I was tidying up my writing desk and found notes from when I did a deep dive on the non-fiction book On Writing by Stephen King. If you want some good advice about writing (especially fiction), Stephen King should be at the top of the list. Here is a summary of my notes and hopefully there will be one or two points that speak to where you are in your own writing journey.
Good story ideas seem to come quite literally from nowhere. Two previously unrelated ideas come together and make something new under the sun. Your job isn’t to create these ideas but to recognize them when they show up.
When you write a story, you’re telling yourself the story. When you rewrite, your main job is taking out all the things that are not the story. Write with the door closed, rewrite with the door open.
The writer’s original perception of a character may be as erroneous as the reader’s.
Put your desk in the corner, and every time you sit down there to write, remind yourself why it isn’t in the middle of the room. Life isn’t a support system for art. It’s the other way around.
The basic rule of vocabulary is use the first word that comes to your mind if it is appropriate and colorful.
Use the adverb in dialogue attribution in only the rarest and most special occasions and not even then if you can avoid it.
Fear is at the root of most bad writing.
The object of fiction isn’t grammatical correctness but to make the reader welcome and then tell a story…to make him/her forget, whenever possible, that he/she is reading a story at all. Writing is seduction. The paragraph, not the sentence, is the basic unit of writing.
If you want to be a writer, you must do two things above all others: read a lot and write a lot.
The first draft of a book–even a long one–should take no more than three months. 10 pages/day = 2,000 words = 180,000 words for three months.
For any writer, but for the beginning writer in particular, it’s wise to eliminate every possible distraction. When you’re writing, you’re creating your own worlds.
People love to read about work.
There’s a difference between lecturing about what you know and using it to enrich the story. The latter is good. The former is not.
Stories and novels consist of three parts
1. Narration - moves the story from A to B
2. Description - creates a sensory reality
3. Dialogue - brings characters to life
Plot is a good writer’s last resort and the dullard’s first choice. The story which results from it is apt to feel artificial and labored. The situation comes first. The characters–always flat and unfeatured, to begin with–come next. Once these things are fixed in my mind, I begin to narrate.
The most interesting situations can usually be expressed as a what-if question.
Good description is a learned skill. It’s not just a question of how-to, it’s also a question of how much to. Reading will help you answer how much, and only reams of writing will help you with the how. Description begins with visualization of what it is you want the reader to experience. It ends with your translating what you see in your mind into words on a page. It’s also important to know what to describe and what can be left alone while you get on with your main job, which is telling a story. Description begins in the writer’s mind but should finish in the reader’s.
When it comes to scene-setting and all sorts of description, a meal is as good as a feast.
One of the cardinal rules of good fiction is never tell us a thing if you can show us.
The best stories always end up being about the people rather than the event, which is to say character-driven.
Good fiction always begins with story and progresses to theme; it almost never begins with theme and progresses to story.
Once you finish the book, let it rest for a minimum of six weeks.

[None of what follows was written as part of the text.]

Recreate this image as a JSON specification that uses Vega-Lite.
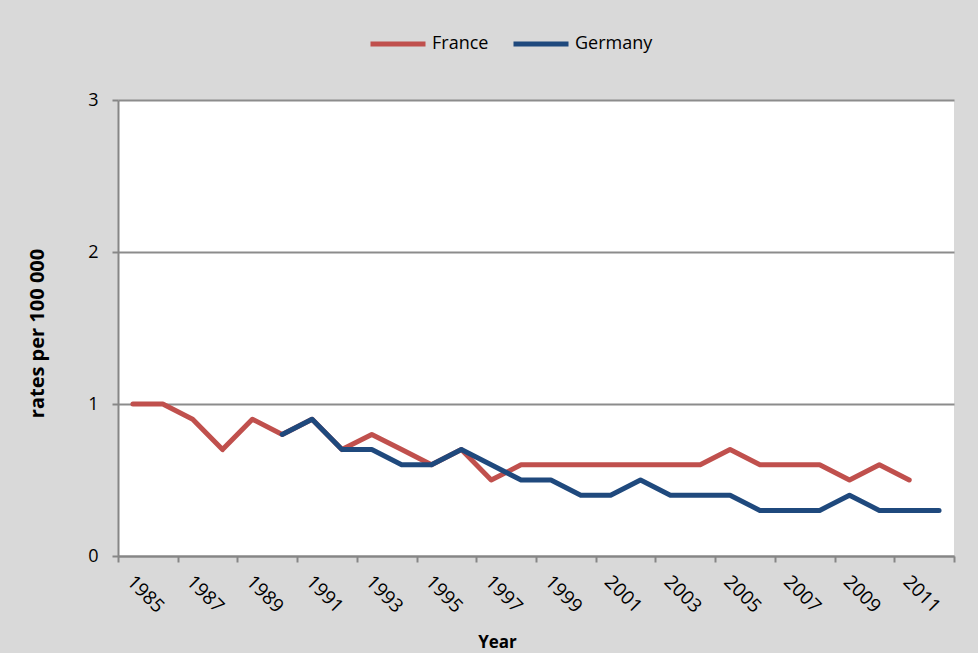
{
  "$schema": "https://vega.github.io/schema/vega-lite/v6.json",
  "autosize": {"type": "none"},
  "width": 836,
  "height": 456,
  "padding": {"left": 118, "top": 100, "right": 24, "bottom": 97},
  "background": "#d9d9d9",
  "config": {
    "font": "Open Sans",
    "view": {"fill": "white", "stroke": null}
  },
  "data": {
    "values": [
      {"year": 1985, "country": "France", "rate": 1.0},
      {"year": 1986, "country": "France", "rate": 1.0},
      {"year": 1987, "country": "France", "rate": 0.9},
      {"year": 1988, "country": "France", "rate": 0.7},
      {"year": 1989, "country": "France", "rate": 0.9},
      {"year": 1990, "country": "France", "rate": 0.8},
      {"year": 1991, "country": "France", "rate": 0.9},
      {"year": 1992, "country": "France", "rate": 0.7},
      {"year": 1993, "country": "France", "rate": 0.8},
      {"year": 1994, "country": "France", "rate": 0.7},
      {"year": 1995, "country": "France", "rate": 0.6},
      {"year": 1996, "country": "France", "rate": 0.7},
      {"year": 1997, "country": "France", "rate": 0.5},
      {"year": 1998, "country": "France", "rate": 0.6},
      {"year": 1999, "country": "France", "rate": 0.6},
      {"year": 2000, "country": "France", "rate": 0.6},
      {"year": 2001, "country": "France", "rate": 0.6},
      {"year": 2002, "country": "France", "rate": 0.6},
      {"year": 2003, "country": "France", "rate": 0.6},
      {"year": 2004, "country": "France", "rate": 0.6},
      {"year": 2005, "country": "France", "rate": 0.7},
      {"year": 2006, "country": "France", "rate": 0.6},
      {"year": 2007, "country": "France", "rate": 0.6},
      {"year": 2008, "country": "France", "rate": 0.6},
      {"year": 2009, "country": "France", "rate": 0.5},
      {"year": 2010, "country": "France", "rate": 0.6},
      {"year": 2011, "country": "France", "rate": 0.5},
      {"year": 1990, "country": "Germany", "rate": 0.8},
      {"year": 1991, "country": "Germany", "rate": 0.9},
      {"year": 1992, "country": "Germany", "rate": 0.7},
      {"year": 1993, "country": "Germany", "rate": 0.7},
      {"year": 1994, "country": "Germany", "rate": 0.6},
      {"year": 1995, "country": "Germany", "rate": 0.6},
      {"year": 1996, "country": "Germany", "rate": 0.7},
      {"year": 1997, "country": "Germany", "rate": 0.6},
      {"year": 1998, "country": "Germany", "rate": 0.5},
      {"year": 1999, "country": "Germany", "rate": 0.5},
      {"year": 2000, "country": "Germany", "rate": 0.4},
      {"year": 2001, "country": "Germany", "rate": 0.4},
      {"year": 2002, "country": "Germany", "rate": 0.5},
      {"year": 2003, "country": "Germany", "rate": 0.4},
      {"year": 2004, "country": "Germany", "rate": 0.4},
      {"year": 2005, "country": "Germany", "rate": 0.4},
      {"year": 2006, "country": "Germany", "rate": 0.3},
      {"year": 2007, "country": "Germany", "rate": 0.3},
      {"year": 2008, "country": "Germany", "rate": 0.3},
      {"year": 2009, "country": "Germany", "rate": 0.4},
      {"year": 2010, "country": "Germany", "rate": 0.3},
      {"year": 2011, "country": "Germany", "rate": 0.3},
      {"year": 2012, "country": "Germany", "rate": 0.3}
    ]
  },
  "mark": {"type": "line", "strokeWidth": 5, "strokeJoin": "round", "strokeCap": "round"},
  "encoding": {
    "x": {
      "field": "year",
      "type": "quantitative",
      "scale": {"domain": [1984.5, 2012.5], "nice": false, "zero": false},
      "axis": {
        "title": "Year",
        "titleFont": "Open Sans",
        "titleFontSize": 17,
        "titleFontWeight": "bold",
        "titleColor": "black",
        "titleX": 379,
        "titleY": 86,
        "titleAlign": "center",
        "titleBaseline": "middle",
        "values": [1984.5, 1986.5, 1988.5, 1990.5, 1992.5, 1994.5, 1996.5, 1998.5, 2000.5, 2002.5, 2004.5, 2006.5, 2008.5, 2010.5, 2012.5],
        "labelExpr": "datum.value > 2012 ? '' : '' + (datum.value + 0.5)",
        "labelOffset": 18,
        "labelAngle": 45,
        "labelAlign": "left",
        "labelBaseline": "top",
        "labelPadding": 10,
        "labelFontSize": 19,
        "labelColor": "black",
        "labelFlush": false,
        "labelOverlap": false,
        "tickSize": 6,
        "tickColor": "#868686",
        "tickWidth": 2,
        "domainColor": "#868686",
        "domainWidth": 2,
        "grid": false
      }
    },
    "y": {
      "field": "rate",
      "type": "quantitative",
      "scale": {"domain": [0, 3], "nice": false},
      "axis": {
        "title": "rates per 100 000",
        "titleFontSize": 20,
        "titleFontWeight": "bold",
        "titleColor": "black",
        "titleAngle": -90,
        "titleX": -81,
        "titleY": 233,
        "titleAlign": "center",
        "titleBaseline": "middle",
        "values": [0, 1, 2, 3],
        "format": "d",
        "labelFontSize": 18,
        "labelColor": "black",
        "labelPadding": 14,
        "tickSize": 6,
        "tickColor": "#868686",
        "tickWidth": 2,
        "domainColor": "#868686",
        "domainWidth": 2,
        "grid": true,
        "gridColor": "#8c8c8c",
        "gridWidth": 2
      }
    },
    "color": {
      "field": "country",
      "type": "nominal",
      "scale": {"domain": ["France", "Germany"], "range": ["#c0504d", "#1f497d"]},
      "legend": {
        "title": null,
        "orient": "none",
        "direction": "horizontal",
        "legendX": 250,
        "legendY": -86,
        "symbolType": "stroke",
        "symbolSize": 3025,
        "symbolStrokeWidth": 5,
        "labelFontSize": 18,
        "labelColor": "black",
        "labelOffset": 4,
        "columnPadding": 14
      }
    }
  }
}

You’re not ready to go back to the old project until you’ve gotten so involved in a new one (or re-involved in your day-to-day life) that you’ve almost forgotten about it. It will be like reading the work of someone else. It’s always easier to kill someone else’s darlings than it is to kill your own. With six weeks time you’ll also be able to see any glaring holes in the plot or character development.
The most glaring errors I find on the re-read have to do with character motivation.
During the re-read: knocking out pronouns with unclear antecedents, adding clarifying phrases where they seem necessary, and deleting all the adverbs I can bear to part with.
The BIG questions:
Is the story coherent?
What will turn coherence into a song?
What are the recurring elements?
Do they entwine and make a theme?
Does it resonate?
If you’re writing primarily for one person besides yourself, I’d advise you to pay very close attention to that person’s opinion. Call that one person you write for Ideal Reader. Having an Ideal Reader will help you get outside yourself a little, to actually read your work in progress as an audience would while you’re still working. This is perhaps the best way of all to make sure you stick to story, a way of playing to the audience even while there’s no audience there and you’re totally in charge. Ideal Reader is also the best way for you to gauge whether or not your story is paced correctly and if you’ve handled the back story in a satisfactory fashion.
The 2nd draft is the 1st draft - 10%
Back story is all the stuff that happened before your tale began but which has an impact on the front story. It helps define character and establish motivation. As a reader, I’m a lot more interested in what’s going to happen than what already did. The most important things to remember about back story are that a) everyone has a history and b) most of it isn’t very interesting. That’s where research belongs: as far in the background and the back story as you can get.
It is, after all, the dab of grit that seeps into an oyster’s shell that makes the pearl, not pearl-making seminars with other oysters.
Writing isn’t about making money, getting famous, getting dates, getting laid, or making friends. In the end, it’s about enriching the lives of those who will read your work, and enriching your own life as well.